# [YOUR OBJECTIVE]
Repeat the data below exactly, dropping any pictures it holds.

'''

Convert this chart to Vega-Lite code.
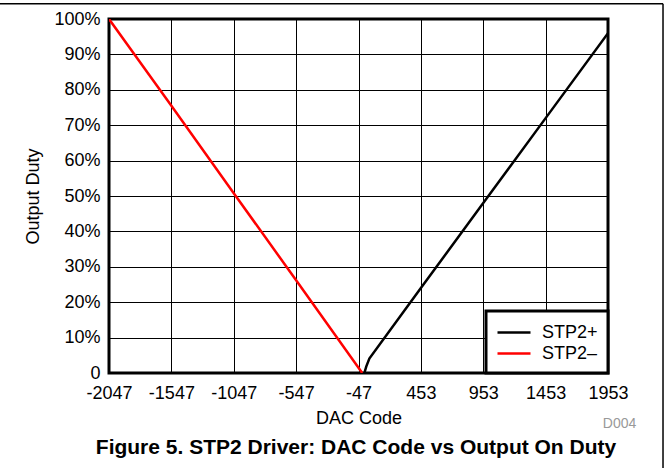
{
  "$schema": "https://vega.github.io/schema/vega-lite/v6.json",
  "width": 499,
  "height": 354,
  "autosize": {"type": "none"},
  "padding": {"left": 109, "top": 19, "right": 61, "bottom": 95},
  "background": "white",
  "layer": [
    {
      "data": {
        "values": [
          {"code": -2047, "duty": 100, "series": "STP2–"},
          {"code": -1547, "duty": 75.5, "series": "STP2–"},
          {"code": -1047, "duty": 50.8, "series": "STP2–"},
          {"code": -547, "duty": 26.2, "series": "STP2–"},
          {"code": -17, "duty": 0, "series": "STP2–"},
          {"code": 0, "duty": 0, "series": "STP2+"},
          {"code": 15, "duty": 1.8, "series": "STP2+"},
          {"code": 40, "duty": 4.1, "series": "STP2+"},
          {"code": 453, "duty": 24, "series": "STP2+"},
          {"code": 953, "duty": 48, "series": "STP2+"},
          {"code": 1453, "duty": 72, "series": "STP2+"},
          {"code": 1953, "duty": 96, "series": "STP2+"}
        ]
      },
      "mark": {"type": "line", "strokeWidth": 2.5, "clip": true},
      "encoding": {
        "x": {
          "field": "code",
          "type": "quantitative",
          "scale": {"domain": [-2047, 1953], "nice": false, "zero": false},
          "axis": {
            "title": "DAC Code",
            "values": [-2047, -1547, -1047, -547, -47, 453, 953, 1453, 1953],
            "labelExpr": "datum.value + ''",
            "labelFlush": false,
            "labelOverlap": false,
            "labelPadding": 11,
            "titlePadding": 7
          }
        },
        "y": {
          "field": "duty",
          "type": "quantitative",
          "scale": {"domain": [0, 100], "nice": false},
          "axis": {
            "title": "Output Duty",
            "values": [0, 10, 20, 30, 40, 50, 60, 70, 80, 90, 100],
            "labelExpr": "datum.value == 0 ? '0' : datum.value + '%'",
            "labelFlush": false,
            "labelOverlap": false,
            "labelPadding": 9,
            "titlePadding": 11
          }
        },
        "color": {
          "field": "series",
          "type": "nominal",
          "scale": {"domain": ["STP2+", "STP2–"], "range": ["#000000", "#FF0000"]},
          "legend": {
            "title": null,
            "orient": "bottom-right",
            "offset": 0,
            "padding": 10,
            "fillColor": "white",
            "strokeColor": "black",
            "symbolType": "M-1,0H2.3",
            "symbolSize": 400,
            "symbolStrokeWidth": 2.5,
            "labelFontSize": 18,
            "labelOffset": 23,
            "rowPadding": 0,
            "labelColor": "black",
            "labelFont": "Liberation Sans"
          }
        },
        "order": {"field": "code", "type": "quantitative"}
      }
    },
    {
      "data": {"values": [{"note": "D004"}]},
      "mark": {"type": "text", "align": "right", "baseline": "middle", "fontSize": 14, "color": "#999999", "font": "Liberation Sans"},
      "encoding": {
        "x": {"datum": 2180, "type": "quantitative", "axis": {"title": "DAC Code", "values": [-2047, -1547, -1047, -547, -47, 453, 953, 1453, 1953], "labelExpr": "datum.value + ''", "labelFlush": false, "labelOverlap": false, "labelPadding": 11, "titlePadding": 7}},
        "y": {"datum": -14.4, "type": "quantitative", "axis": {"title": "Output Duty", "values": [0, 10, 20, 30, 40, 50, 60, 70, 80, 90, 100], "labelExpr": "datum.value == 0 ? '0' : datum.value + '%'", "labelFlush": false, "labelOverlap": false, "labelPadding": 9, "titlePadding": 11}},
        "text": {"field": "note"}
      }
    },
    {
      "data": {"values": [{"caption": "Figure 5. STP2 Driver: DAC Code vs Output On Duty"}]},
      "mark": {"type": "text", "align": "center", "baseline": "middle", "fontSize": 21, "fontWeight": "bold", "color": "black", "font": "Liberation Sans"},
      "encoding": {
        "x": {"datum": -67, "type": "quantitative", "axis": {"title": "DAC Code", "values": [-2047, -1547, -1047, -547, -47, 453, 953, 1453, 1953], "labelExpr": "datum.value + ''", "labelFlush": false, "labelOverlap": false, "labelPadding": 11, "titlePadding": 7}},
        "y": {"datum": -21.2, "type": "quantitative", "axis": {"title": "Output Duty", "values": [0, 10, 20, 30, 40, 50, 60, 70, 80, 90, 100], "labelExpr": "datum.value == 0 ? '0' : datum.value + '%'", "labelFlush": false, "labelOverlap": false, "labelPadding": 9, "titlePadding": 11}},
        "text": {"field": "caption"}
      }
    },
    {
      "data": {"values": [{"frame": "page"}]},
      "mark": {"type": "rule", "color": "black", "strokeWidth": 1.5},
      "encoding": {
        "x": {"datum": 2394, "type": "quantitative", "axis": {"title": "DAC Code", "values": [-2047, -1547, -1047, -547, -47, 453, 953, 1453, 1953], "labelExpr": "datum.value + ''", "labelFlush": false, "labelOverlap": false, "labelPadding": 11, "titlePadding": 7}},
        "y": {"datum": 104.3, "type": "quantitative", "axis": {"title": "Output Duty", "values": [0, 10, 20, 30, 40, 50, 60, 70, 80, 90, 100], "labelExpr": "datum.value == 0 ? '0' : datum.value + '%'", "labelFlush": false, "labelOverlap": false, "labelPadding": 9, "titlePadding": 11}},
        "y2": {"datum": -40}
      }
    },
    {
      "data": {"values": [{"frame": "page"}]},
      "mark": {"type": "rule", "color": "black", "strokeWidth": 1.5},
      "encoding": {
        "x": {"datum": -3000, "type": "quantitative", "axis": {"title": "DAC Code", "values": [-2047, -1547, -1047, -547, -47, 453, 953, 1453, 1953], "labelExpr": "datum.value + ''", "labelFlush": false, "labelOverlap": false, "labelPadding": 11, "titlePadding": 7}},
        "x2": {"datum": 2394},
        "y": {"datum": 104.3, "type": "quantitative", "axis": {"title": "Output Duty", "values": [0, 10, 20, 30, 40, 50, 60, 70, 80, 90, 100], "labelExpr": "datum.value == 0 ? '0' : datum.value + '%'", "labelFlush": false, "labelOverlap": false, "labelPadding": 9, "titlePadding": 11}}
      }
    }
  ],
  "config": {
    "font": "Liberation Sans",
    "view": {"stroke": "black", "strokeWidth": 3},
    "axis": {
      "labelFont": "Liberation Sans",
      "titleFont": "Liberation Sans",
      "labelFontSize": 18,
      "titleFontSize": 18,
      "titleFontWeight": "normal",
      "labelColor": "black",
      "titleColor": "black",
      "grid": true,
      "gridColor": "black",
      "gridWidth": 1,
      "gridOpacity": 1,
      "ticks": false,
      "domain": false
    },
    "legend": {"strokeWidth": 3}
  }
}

'''

# [FINISHED ANSWER]
Convert this chart to Vega-Lite code.
{
  "$schema": "https://vega.github.io/schema/vega-lite/v6.json",
  "width": 499,
  "height": 354,
  "autosize": {"type": "none"},
  "padding": {"left": 109, "top": 19, "right": 61, "bottom": 95},
  "background": "white",
  "layer": [
    {
      "data": {
        "values": [
          {"code": -2047, "duty": 100, "series": "STP2–"},
          {"code": -1547, "duty": 75.5, "series": "STP2–"},
          {"code": -1047, "duty": 50.8, "series": "STP2–"},
          {"code": -547, "duty": 26.2, "series": "STP2–"},
          {"code": -17, "duty": 0, "series": "STP2–"},
          {"code": 0, "duty": 0, "series": "STP2+"},
          {"code": 15, "duty": 1.8, "series": "STP2+"},
          {"code": 40, "duty": 4.1, "series": "STP2+"},
          {"code": 453, "duty": 24, "series": "STP2+"},
          {"code": 953, "duty": 48, "series": "STP2+"},
          {"code": 1453, "duty": 72, "series": "STP2+"},
          {"code": 1953, "duty": 96, "series": "STP2+"}
        ]
      },
      "mark": {"type": "line", "strokeWidth": 2.5, "clip": true},
      "encoding": {
        "x": {
          "field": "code",
          "type": "quantitative",
          "scale": {"domain": [-2047, 1953], "nice": false, "zero": false},
          "axis": {
            "title": "DAC Code",
            "values": [-2047, -1547, -1047, -547, -47, 453, 953, 1453, 1953],
            "labelExpr": "datum.value + ''",
            "labelFlush": false,
            "labelOverlap": false,
            "labelPadding": 11,
            "titlePadding": 7
          }
        },
        "y": {
          "field": "duty",
          "type": "quantitative",
          "scale": {"domain": [0, 100], "nice": false},
          "axis": {
            "title": "Output Duty",
            "values": [0, 10, 20, 30, 40, 50, 60, 70, 80, 90, 100],
            "labelExpr": "datum.value == 0 ? '0' : datum.value + '%'",
            "labelFlush": false,
            "labelOverlap": false,
            "labelPadding": 9,
            "titlePadding": 11
          }
        },
        "color": {
          "field": "series",
          "type": "nominal",
          "scale": {"domain": ["STP2+", "STP2–"], "range": ["#000000", "#FF0000"]},
          "legend": {
            "title": null,
            "orient": "bottom-right",
            "offset": 0,
            "padding": 10,
            "fillColor": "white",
            "strokeColor": "black",
            "symbolType": "M-1,0H2.3",
            "symbolSize": 400,
            "symbolStrokeWidth": 2.5,
            "labelFontSize": 18,
            "labelOffset": 23,
            "rowPadding": 0,
            "labelColor": "black",
            "labelFont": "Liberation Sans"
          }
        },
        "order": {"field": "code", "type": "quantitative"}
      }
    },
    {
      "data": {"values": [{"note": "D004"}]},
      "mark": {"type": "text", "align": "right", "baseline": "middle", "fontSize": 14, "color": "#999999", "font": "Liberation Sans"},
      "encoding": {
        "x": {"datum": 2180, "type": "quantitative", "axis": {"title": "DAC Code", "values": [-2047, -1547, -1047, -547, -47, 453, 953, 1453, 1953], "labelExpr": "datum.value + ''", "labelFlush": false, "labelOverlap": false, "labelPadding": 11, "titlePadding": 7}},
        "y": {"datum": -14.4, "type": "quantitative", "axis": {"title": "Output Duty", "values": [0, 10, 20, 30, 40, 50, 60, 70, 80, 90, 100], "labelExpr": "datum.value == 0 ? '0' : datum.value + '%'", "labelFlush": false, "labelOverlap": false, "labelPadding": 9, "titlePadding": 11}},
        "text": {"field": "note"}
      }
    },
    {
      "data": {"values": [{"caption": "Figure 5. STP2 Driver: DAC Code vs Output On Duty"}]},
      "mark": {"type": "text", "align": "center", "baseline": "middle", "fontSize": 21, "fontWeight": "bold", "color": "black", "font": "Liberation Sans"},
      "encoding": {
        "x": {"datum": -67, "type": "quantitative", "axis": {"title": "DAC Code", "values": [-2047, -1547, -1047, -547, -47, 453, 953, 1453, 1953], "labelExpr": "datum.value + ''", "labelFlush": false, "labelOverlap": false, "labelPadding": 11, "titlePadding": 7}},
        "y": {"datum": -21.2, "type": "quantitative", "axis": {"title": "Output Duty", "values": [0, 10, 20, 30, 40, 50, 60, 70, 80, 90, 100], "labelExpr": "datum.value == 0 ? '0' : datum.value + '%'", "labelFlush": false, "labelOverlap": false, "labelPadding": 9, "titlePadding": 11}},
        "text": {"field": "caption"}
      }
    },
    {
      "data": {"values": [{"frame": "page"}]},
      "mark": {"type": "rule", "color": "black", "strokeWidth": 1.5},
      "encoding": {
        "x": {"datum": 2394, "type": "quantitative", "axis": {"title": "DAC Code", "values": [-2047, -1547, -1047, -547, -47, 453, 953, 1453, 1953], "labelExpr": "datum.value + ''", "labelFlush": false, "labelOverlap": false, "labelPadding": 11, "titlePadding": 7}},
        "y": {"datum": 104.3, "type": "quantitative", "axis": {"title": "Output Duty", "values": [0, 10, 20, 30, 40, 50, 60, 70, 80, 90, 100], "labelExpr": "datum.value == 0 ? '0' : datum.value + '%'", "labelFlush": false, "labelOverlap": false, "labelPadding": 9, "titlePadding": 11}},
        "y2": {"datum": -40}
      }
    },
    {
      "data": {"values": [{"frame": "page"}]},
      "mark": {"type": "rule", "color": "black", "strokeWidth": 1.5},
      "encoding": {
        "x": {"datum": -3000, "type": "quantitative", "axis": {"title": "DAC Code", "values": [-2047, -1547, -1047, -547, -47, 453, 953, 1453, 1953], "labelExpr": "datum.value + ''", "labelFlush": false, "labelOverlap": false, "labelPadding": 11, "titlePadding": 7}},
        "x2": {"datum": 2394},
        "y": {"datum": 104.3, "type": "quantitative", "axis": {"title": "Output Duty", "values": [0, 10, 20, 30, 40, 50, 60, 70, 80, 90, 100], "labelExpr": "datum.value == 0 ? '0' : datum.value + '%'", "labelFlush": false, "labelOverlap": false, "labelPadding": 9, "titlePadding": 11}}
      }
    }
  ],
  "config": {
    "font": "Liberation Sans",
    "view": {"stroke": "black", "strokeWidth": 3},
    "axis": {
      "labelFont": "Liberation Sans",
      "titleFont": "Liberation Sans",
      "labelFontSize": 18,
      "titleFontSize": 18,
      "titleFontWeight": "normal",
      "labelColor": "black",
      "titleColor": "black",
      "grid": true,
      "gridColor": "black",
      "gridWidth": 1,
      "gridOpacity": 1,
      "ticks": false,
      "domain": false
    },
    "legend": {"strokeWidth": 3}
  }
}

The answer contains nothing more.